Writing West Indian Histories


Writing West Indian Histories. By B. W. Higman (London, Macmillan Heinemann, 1999) 289 pp. $14.95

Higman is best known for his Slave Populations of the British Caribbean, 1807-1834 (Baltimore, 1984), a massive demographic, environmental, economic, and social profile of slavery in the English-speaking Caribbean. His current work, a compact history of historical writing in the English-speaking West Indies, marks a departure from Higman's earlier exhaustive analysis, with its complete arsenal of social science techniques and heavy reliance on quantification. Indeed, it appears that Higman's historiography questions the exclusive reliance on "scientific history," at least in the treatment of Caribbean history. In the first line of his preface, he writes that he is looking particularly at "the complex interaction between popular and professional understandings of the past" (x). [End Page 316]

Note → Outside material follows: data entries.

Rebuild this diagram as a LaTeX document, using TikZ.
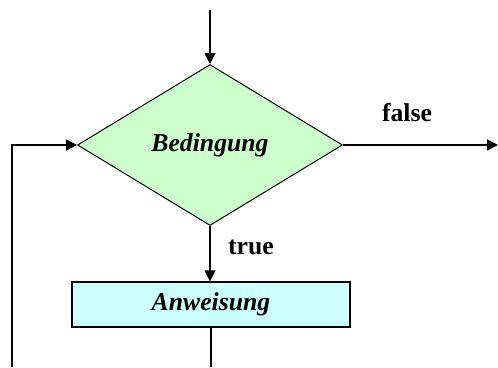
\documentclass[tikz,border=0pt]{standalone}
\usepackage{fontspec}
\setmainfont{Liberation Serif}
\usepackage{xcolor}
\usetikzlibrary{shapes.geometric, arrows.meta, positioning}
\definecolor{CondGreen}{HTML}{CCFFCC}
\definecolor{StmtCyan}{HTML}{CCFFFF}
\tikzset{
    % Condition diamond
    condition/.style={
        diamond,
        draw=black,
        fill=CondGreen,
        line width=1pt,
        inner sep=0pt,
        minimum width=265pt,
        minimum height=161pt,
        font=\fontsize{25.7}{30}\selectfont\bfseries\itshape
    },
    % Statement box
    statement/.style={
        rectangle,
        draw=black,
        fill=StmtCyan,
        line width=1.3pt,
        minimum width=278pt,
        minimum height=45pt,
        align=center,
        font=\fontsize{25.7}{30}\selectfont\bfseries\itshape
    },
    % Branch label
    branch/.style={
        font=\fontsize{25.7}{30}\selectfont\bfseries
    },
    % Arrow style
    arrow/.style={
        -{Triangle[length=11pt, width=11pt]},
        line width=1.5pt,
        color=black
    },
    % Plain line
    line/.style={
        line width=1.5pt,
        color=black
    }
}
\begin{document}
\begin{tikzpicture}[x=1pt, y=-1pt]
    \useasboundingbox (0,0) rectangle (498,367);
    % Loop nodes
    \node (cond) [condition] at (210,145) {Bedingung};
    \node (stmt) [statement] at (211,304.5) {Anweisung};
    \coordinate (entry) at (210,10);
    \coordinate (exit) at (498,145);
    \coordinate (back) at (12,367);
    \coordinate (down) at (stmt.south |- back);

    \draw [arrow] (entry) -- (cond.north);
    \draw [arrow] (cond.south) -- (cond.south |- stmt.north);
    \draw [arrow] (cond.east) -- (exit);
    \draw [line] (stmt.south -| down) -- (down);
    \draw [arrow] (back) |- (cond.west);

    % Branch labels
    \node (false) [branch] at (407,113) {false};
    \node (true) [branch] at (251,247) {true};
\end{tikzpicture}
\end{document}
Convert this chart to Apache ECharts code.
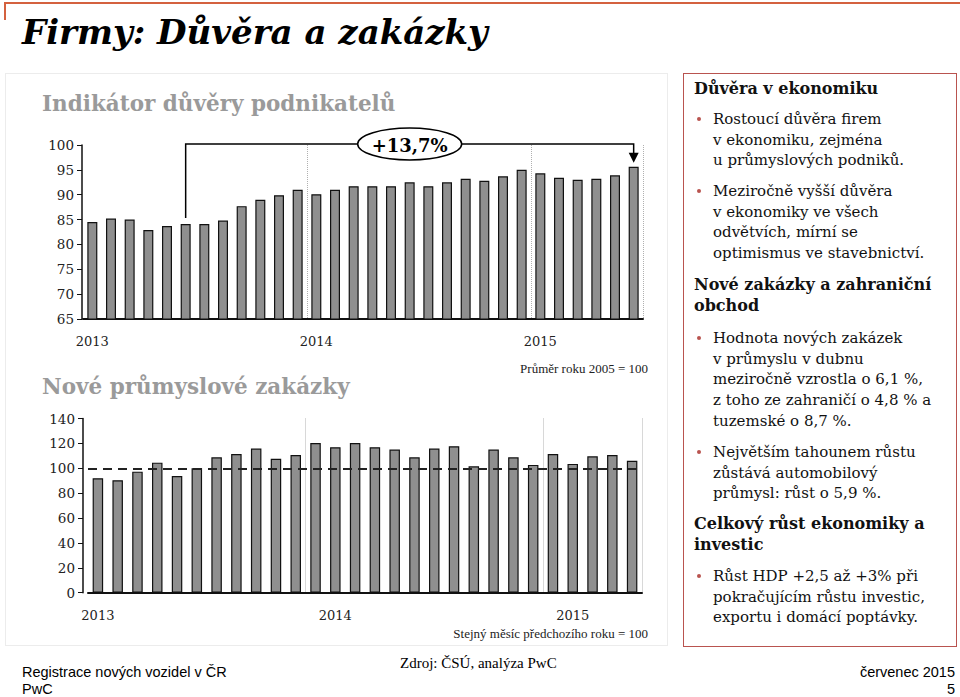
<!DOCTYPE html>
<html><head><meta charset="utf-8">
<script src="https://cdn.jsdelivr.net/npm/echarts@6/dist/echarts.min.js"></script>
<style>
html,body{margin:0;padding:0;background:#fff;width:960px;height:697px;overflow:hidden;}
body{position:relative;font-family:'DejaVu Serif',serif;color:#111;}
#chart{position:absolute;left:0;top:0;width:960px;height:697px;z-index:2;}
.abs{position:absolute;white-space:nowrap;z-index:3;}
#leftbox{position:absolute;left:5px;top:73px;width:661px;height:571px;border:1px solid #ececec;z-index:1;}
#rightbox{position:absolute;left:683px;top:73px;width:272px;height:572px;border:1.5px solid #b9534f;z-index:1;}
#topline{position:absolute;left:5px;top:2px;width:955px;height:0;border-top:2px solid #d4613f;z-index:1;}
#topv{position:absolute;left:4px;top:2px;width:0;height:18px;border-left:2px solid #d4613f;z-index:1;}
#title{left:22px;top:11px;font-family:'DejaVu Serif',serif;font-weight:bold;font-style:italic;font-size:34px;line-height:42px;color:#000;}
.h{font-family:'DejaVu Serif',serif;font-weight:bold;font-size:16px;line-height:20.7px;left:694px;color:#111;}
.b{font-family:'DejaVu Serif',serif;font-size:15px;line-height:20.7px;left:713px;color:#111;}
.dot{position:absolute;width:4px;height:4px;border-radius:2px;background:#b9534f;left:697px;z-index:3;}
.foot{font-family:'Liberation Sans',Arial,sans-serif;font-size:14.5px;line-height:16.5px;color:#000;}
</style></head>
<body>
<div id="topline"></div><div id="topv"></div>
<div id="leftbox"></div><div id="rightbox"></div>
<div class="abs" id="title">Firmy: Důvěra a zakázky</div>

<div class="abs h" style="top:79px">Důvěra v ekonomiku</div>
<div class="dot" style="top:117px"></div>
<div class="abs b" style="top:109px">Rostoucí důvěra firem<br>v ekonomiku, zejména<br>u průmyslových podniků.</div>
<div class="dot" style="top:189px"></div>
<div class="abs b" style="top:181px">Meziročně vyšší důvěra<br>v ekonomiky ve všech<br>odvětvích, mírní se<br>optimismus ve stavebnictví.</div>
<div class="abs h" style="top:275px">Nové zakázky a zahraniční<br>obchod</div>
<div class="dot" style="top:336px"></div>
<div class="abs b" style="top:328px">Hodnota nových zakázek<br>v průmyslu v dubnu<br>meziročně vzrostla o 6,1 %,<br>z toho ze zahraničí o 4,8 % a<br>tuzemské o 8,7 %.</div>
<div class="dot" style="top:450px"></div>
<div class="abs b" style="top:442px">Největším tahounem růstu<br>zůstává automobilový<br>průmysl: růst o 5,9 %.</div>
<div class="abs h" style="top:514px">Celkový růst ekonomiky a<br>investic</div>
<div class="dot" style="top:574px"></div>
<div class="abs b" style="top:566px">Růst HDP +2,5 až +3% při<br>pokračujícím růstu investic,<br>exportu i domácí poptávky.</div>

<div class="abs foot" style="left:22px;top:664px">Registrace nových vozidel v ČR<br>PwC</div>
<div class="abs foot" style="left:400px;top:655px;font-family:'Liberation Serif',serif;font-size:15px;">Zdroj: ČSÚ, analýza PwC</div>
<div class="abs foot" style="right:5px;top:664px;text-align:right">červenec 2015<br>5</div>

<div id="chart"></div>
<script>
// ---- data ----
const confMonths = ['2013-01','2013-02','2013-03','2013-04','2013-05','2013-06','2013-07','2013-08','2013-09','2013-10','2013-11','2013-12',
  '2014-01','2014-02','2014-03','2014-04','2014-05','2014-06','2014-07','2014-08','2014-09','2014-10','2014-11','2014-12',
  '2015-01','2015-02','2015-03','2015-04','2015-05','2015-06'];
const confValues = [84.5, 85.2, 85.0, 82.9, 83.7, 84.1, 84.1, 84.8, 87.7, 89.0, 89.9, 91.0,
  90.1, 91.0, 91.7, 91.7, 91.7, 92.5, 91.7, 92.5, 93.2, 92.8, 93.7, 95.0,
  94.3, 93.4, 93.0, 93.2, 93.9, 95.6];
const orderMonths = ['2013-01','2013-02','2013-03','2013-04','2013-05','2013-06','2013-07','2013-08','2013-09','2013-10','2013-11','2013-12',
  '2014-01','2014-02','2014-03','2014-04','2014-05','2014-06','2014-07','2014-08','2014-09','2014-10','2014-11','2014-12',
  '2015-01','2015-02','2015-03','2015-04'];
const orderValues = [92.0, 90.4, 97.3, 104.5, 93.8, 100.0, 108.8, 111.5, 115.8, 107.7, 110.7,
  120.3, 116.9, 120.3, 116.9, 115.0, 108.8, 115.8, 117.7, 101.6, 115.0, 108.8, 102.7,
  111.5, 103.5, 109.6, 110.7, 106.1];
const confDividers = [12, 24];   // category boundaries with dotted year dividers
const orderDividers = [11, 23];
const orderBaseline = 100;
const annStart = 5, annEnd = 29, annLabelIdx = 17;
const annLabel = '+13,7%';

const serif = 'DejaVu Serif';
const barStyle = {color:'#8f8f8f', borderColor:'#111', borderWidth:1.2};

function xAxisCfg(grid, cats, dividers){
  return {type:'category', gridIndex:grid, data:cats, boundaryGap:true,
    axisLine:{lineStyle:{color:'#111', width:2}},
    axisTick:{show:false},
    axisLabel:{interval:11, margin:16, color:'#222', fontFamily:serif, fontSize:13,
      formatter:v=>v.slice(0,4)},
    splitLine:{show:true, interval:(i)=>dividers.indexOf(i)>=0,
      lineStyle:{color:'#b0b0b0', type:'dotted', width:1}}};
}
function yAxisCfg(grid, min, max, interval, offset){
  return {type:'value', gridIndex:grid, min, max, interval, offset,
    axisLine:{show:true, lineStyle:{color:'#111', width:1.5}},
    axisTick:{show:true, length:5, lineStyle:{color:'#111'}},
    splitLine:{show:false},
    axisLabel:{color:'#222', fontFamily:serif, fontSize:13.5, margin:8}};
}

const chart = echarts.init(document.getElementById('chart'), null, {renderer:'svg'});
chart.setOption({
  animation:false,
  backgroundColor:'transparent',
  title:[
    {text:'Indikátor důvěry podnikatelů', left:42, top:91, padding:0,
      textStyle:{fontFamily:serif, fontWeight:'bold', fontSize:21.5, lineHeight:25, color:'#9a9a9a'}},
    {text:'Nové průmyslové zakázky', left:42, top:374, padding:0,
      textStyle:{fontFamily:serif, fontWeight:'bold', fontSize:21.5, lineHeight:25, color:'#9a9a9a'}},
    {text:'Průměr roku 2005 = 100', right:312, top:361, padding:0,
      textStyle:{fontFamily:'Liberation Serif', fontWeight:'normal', fontSize:13, lineHeight:15, color:'#222'}},
    {text:'Stejný měsíc předchozího roku = 100', right:312, top:626, padding:0,
      textStyle:{fontFamily:'Liberation Serif', fontWeight:'normal', fontSize:13, lineHeight:15, color:'#222'}}
  ],
  grid:[
    {left:83, right:317, top:145, bottom:378},
    {left:88, right:318, top:418.5, bottom:104.3}
  ],
  xAxis:[xAxisCfg(0, confMonths, confDividers), xAxisCfg(1, orderMonths, orderDividers)],
  yAxis:[yAxisCfg(0, 65, 100, 5, 1), yAxisCfg(1, 0, 140, 20, 5)],
  series:[
    {type:'bar', xAxisIndex:0, yAxisIndex:0, data:confValues, barWidth:10, itemStyle:barStyle},
    {type:'bar', xAxisIndex:1, yAxisIndex:1, data:orderValues, barWidth:10.5, itemStyle:barStyle,
      markLine:{silent:true, symbol:'none', label:{show:false},
        lineStyle:{color:'#222', type:[9,6], width:1.8},
        data:[{yAxis:orderBaseline}]}}
  ]
});

// annotation bracket anchored to data points
const p0 = chart.convertToPixel({gridIndex:0}, [annStart, confValues[annStart]]);
const p1 = chart.convertToPixel({gridIndex:0}, [annEnd, confValues[annEnd]]);
const topY = chart.convertToPixel({gridIndex:0}, [0, 100])[1] - 1;
const pm = chart.convertToPixel({gridIndex:0}, [annLabelIdx, 100]);
chart.setOption({graphic:[
  {type:'polyline', z:10, shape:{points:[[p0[0], p0[1]-6],[p0[0], topY],[p1[0], topY],[p1[0], p1[1]-13]]},
    style:{stroke:'#000', lineWidth:1.5, fill:null}},
  {type:'polygon', z:10, shape:{points:[[p1[0]-5, p1[1]-14],[p1[0]+5, p1[1]-14],[p1[0], p1[1]-4]]},
    style:{fill:'#000'}},
  {type:'ellipse', z:11, shape:{cx:pm[0], cy:topY, rx:52, ry:16},
    style:{fill:'#fff', stroke:'#000', lineWidth:1.5}},
  {type:'text', z:12, x:pm[0], y:topY+1, style:{text:annLabel, font:'bold 18px "DejaVu Serif"', fill:'#000', align:'center', verticalAlign:'middle'}}
]});
</script>
</body></html>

The first half of Higman's book is a straightforward account of professional and amateur historians and their histories. Higman begins with Bryan Edwards and Edward Long, the British polymaths of the late eighteenth century, followed in the nineteenth century by a half-dozen "white stream" and a dozen "black stream" polymaths--all men and all educated and formed by "the British imperial enterprise." Then follow the Americans, the most important of whom were Frank J. Pitman and Lowell Joseph Ragatz, professional historians who wrote about the plantation system and the fall of the plantation class. Higman identifies eleven British academic historians who included the West Indies in the broader framework of British imperial history, most of them contributors to J. H. Rose et al. (eds.), The Cambridge History of the British Empire (Cambridge, 1929- ). The best known was Richard Pares, whose War and Trade in the West Indies, 1739-1763 (Oxford, 1936) was based on the metropolitan archives of Britain and France.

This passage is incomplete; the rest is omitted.